In March 2016, the selectmen of the Town of Falmouth voted unanimously to approve a license with the Coast Guard that made the town the stewards of Nobska Point Lighthouse, and a formal transfer was held at the base of the lighthouse on April 25, 2016. The town is now responsible for maintaining the four-acre lighthouse site and its historic keeper’s dwelling and lighthouse, but this work will be handled by Friends of Nobska Light, which was incorporated in 2015 to raise funds for the property.
At the annual town meeting in April 2017, voters approved allocating $264,000 toward restoration of the lighthouse. EnviroVantage, of Epping, New Hampshire, was hired to perform the first phase of restoration, which included stripping off layers of paint from the tower, fixing corrosion issues, replacing broken glass, and giving the tower a new coat of paint. A ceremony to celebrate the start of phase one was held on September 15, 2017, and planning for phase 2 of the restoration, which will see the keeper’s dwelling become a maritime museum, is already underway.
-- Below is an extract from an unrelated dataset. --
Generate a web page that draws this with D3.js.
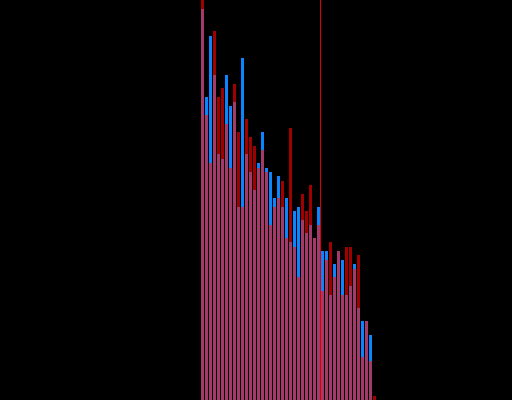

In May 2023, the General Services Administration offered Nobska Lighthouse at no cost to eligible entities defined as federal agencies, state and local agencies, non-profit corporations, educational agencies or community development organizations for educational, park, recreational, cultural or historic preservation purposes. Qualified entities were given sixty days to submit a letter of interest.